20 Giugno 2017

Il lavoro agile sarà davvero smart?

di Evangelista Basile

Il Legislatore ha introdotto il lavoro agile con gli articoli 18 e ss. della L. 81/2017, ma lo “smart working” – come talora viene denominato – è già da anni sperimentato (positivamente) dalle imprese e dai loro dipendenti.

Il lavoro agile infatti non è a ben vedere un nuovo “tipo” contrattuale, ma soltanto una particolare modalità di esecuzione della prestazione di lavoro subordinato perfettamente rientrante nella fattispecie generale dell’articolo 2094 cod. civ..

Per questo, come detto, le imprese stanno già utilizzando questa particolare modalità di collaborazione, che sino a oggi è stata disciplinata e negoziata con i contratti individuali o anche con accordi collettivi a qualunque livello.

Di norma, quando mi è stato chiesto – anche in passato – di redigere un contratto di smart working le parti mi avevano manifestato la seguente esigenza: il lavoratore vuole eseguire la prestazione dove e quando vuole (anche per contemperare meglio le proprie esigenze personali con quelle di lavoro), mentre il datore di lavoro è interessato solo a dirigere il dipendente e verificare che l’attività sia svolta correttamente.

La sperimentazione aveva dato esiti positivi, perché i contratti di lavoro agile anche in Italia stavano prendendo piede (oltre i nostri confini sono già da anni una realtà ben consolidata).

A questo punto la primissima domanda da porsi è la seguente: visto che il nostro sistema giuslavoristico consentiva già, a normativa invariata, di realizzare contrattualmente il lavoro agile, valeva davvero la pena che il Legislatore intervenisse? E ancora, la novella legislativa aiuterà la diffusione del lavoro agile o la ostacolerà?

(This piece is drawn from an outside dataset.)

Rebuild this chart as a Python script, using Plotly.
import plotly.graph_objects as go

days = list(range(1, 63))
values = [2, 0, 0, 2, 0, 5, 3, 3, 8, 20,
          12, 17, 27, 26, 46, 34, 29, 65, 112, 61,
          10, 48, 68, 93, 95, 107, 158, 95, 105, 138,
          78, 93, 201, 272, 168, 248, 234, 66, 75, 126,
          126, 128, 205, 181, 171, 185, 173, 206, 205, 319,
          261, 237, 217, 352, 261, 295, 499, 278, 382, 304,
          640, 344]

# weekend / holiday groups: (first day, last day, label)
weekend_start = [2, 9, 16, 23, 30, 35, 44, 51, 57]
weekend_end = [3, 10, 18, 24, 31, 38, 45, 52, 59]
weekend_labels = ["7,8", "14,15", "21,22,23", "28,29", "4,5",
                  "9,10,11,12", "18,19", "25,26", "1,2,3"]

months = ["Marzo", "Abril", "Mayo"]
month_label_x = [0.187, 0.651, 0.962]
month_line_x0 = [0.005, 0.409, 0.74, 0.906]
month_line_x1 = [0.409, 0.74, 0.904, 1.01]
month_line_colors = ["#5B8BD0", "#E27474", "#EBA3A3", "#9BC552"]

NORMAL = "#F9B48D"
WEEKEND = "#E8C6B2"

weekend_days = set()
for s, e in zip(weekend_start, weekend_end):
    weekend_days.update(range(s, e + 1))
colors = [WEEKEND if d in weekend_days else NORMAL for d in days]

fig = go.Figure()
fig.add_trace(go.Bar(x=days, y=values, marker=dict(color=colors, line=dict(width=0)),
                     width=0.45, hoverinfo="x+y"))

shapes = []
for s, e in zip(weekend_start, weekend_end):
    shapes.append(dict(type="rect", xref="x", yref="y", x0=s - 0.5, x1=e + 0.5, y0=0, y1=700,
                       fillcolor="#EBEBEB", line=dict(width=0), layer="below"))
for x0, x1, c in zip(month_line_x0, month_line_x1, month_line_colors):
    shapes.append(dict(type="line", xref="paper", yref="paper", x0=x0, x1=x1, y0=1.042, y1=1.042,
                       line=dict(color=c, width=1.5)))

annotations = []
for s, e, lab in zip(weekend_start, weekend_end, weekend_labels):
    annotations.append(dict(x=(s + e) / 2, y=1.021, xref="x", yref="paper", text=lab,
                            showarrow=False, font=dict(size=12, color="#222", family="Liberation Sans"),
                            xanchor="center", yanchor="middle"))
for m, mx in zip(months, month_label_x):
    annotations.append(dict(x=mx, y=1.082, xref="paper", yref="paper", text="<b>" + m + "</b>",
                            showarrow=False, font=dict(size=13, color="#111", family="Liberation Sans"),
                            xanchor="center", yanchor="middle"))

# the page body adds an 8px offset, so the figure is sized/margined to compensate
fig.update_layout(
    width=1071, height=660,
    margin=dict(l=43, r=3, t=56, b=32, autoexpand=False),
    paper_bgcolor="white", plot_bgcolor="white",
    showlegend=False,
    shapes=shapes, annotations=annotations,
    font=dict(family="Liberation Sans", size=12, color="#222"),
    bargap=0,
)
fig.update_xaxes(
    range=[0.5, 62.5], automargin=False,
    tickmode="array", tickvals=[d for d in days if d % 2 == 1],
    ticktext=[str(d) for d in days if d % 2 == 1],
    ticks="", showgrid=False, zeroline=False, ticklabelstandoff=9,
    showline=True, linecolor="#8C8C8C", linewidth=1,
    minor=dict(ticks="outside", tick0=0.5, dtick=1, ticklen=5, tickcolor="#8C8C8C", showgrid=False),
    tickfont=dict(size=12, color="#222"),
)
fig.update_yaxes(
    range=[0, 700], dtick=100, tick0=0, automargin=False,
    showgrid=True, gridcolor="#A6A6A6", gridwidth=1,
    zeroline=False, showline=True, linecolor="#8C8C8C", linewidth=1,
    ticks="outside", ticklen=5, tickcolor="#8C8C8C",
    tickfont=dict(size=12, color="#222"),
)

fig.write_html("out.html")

Io devo essere molto sincero: avevo paura del Legislatore. A mio modesto avviso, c’era solo un aspetto che sarebbe stato opportuno disciplinare per legge: la materia dell’infortunio sul lavoro e delle malattie professionali. Se, infatti, la prestazione di lavoro poteva avvenire ovunque, a piacimento del dipendente, riconoscere l’infortunio occorso in occasione di lavoro non era affatto semplice. Tant’è che alcune imprese, che già utilizzavano lo smart working, si erano assicurate per questo tipo di “sinistro” nel caso in cui l’Inail avesse negato la tutela.

Il resto non era necessario disciplinarlo per legge, perché lo smart working – per funzionare bene – deve poggiare su una disciplina altrettanto “smart”, che lasci libere le parti di negoziare le modalità di esecuzione della prestazione.

Invece, nella novella legislativa in commento, la materia dell’infortunio sul lavoro è appena accennata e non risolve i tanti problemi che si possono porre in concreto. Per contro vengono disciplinati molti altri aspetti che sarebbe stato meglio non toccare affatto. Solo per rimanere a qualche esempio, il Legislatore si lancia con impeto definitorio descrivendo il lavoro agile come quello in cui la prestazione di lavoro “viene eseguita, in parte all’interno di locali aziendali e in parte all’esterno”; e se invece venisse svolta solo all’esterno, come di norma avviene?

Si afferma anche che il lavoro agile si svolge “senza precisi vincoli di orario o di luogo di lavoro”, salvo poi – due righe più sotto – affermare che dovranno essere rispettati i “limiti di durata massima dell’orario di lavoro giornaliero e settimanale”. Di regola il datore di lavoro – se di smart working si parla – non controlla gli orari e neppure può garantire il rispetto di qualche limite. Il contratto di lavoro agile – si dice nella legge – deve poi disciplinare il potere direttivo e le condotte, connesse all’esecuzione della prestazione lavorativa all’esterno dei locali aziendali, che danno luogo all’applicazione di sanzioni disciplinari. Se è già difficile immaginarsi le condotte sanzionabili all’interno dei locali, figuriamoci quelle – infinite – che il dipendente potrebbe tenere fuori.

Insomma, come dicevo, c’era un problema da risolvere – quello dell’infortunio sul lavoro – e non lo si è fatto (per cui non rimane che attendere le circolari esplicative dell’Inail per sperare di avere le idee più chiare su come si comporterà l’ente assicurativo).

Gli altri problemi non c’erano, ma ce li siamo creati. E il rischio è che – per assurdo – il lavoro agile arresti la sua ascesa, proprio nel momento in cui viene riconosciuto dalla legge.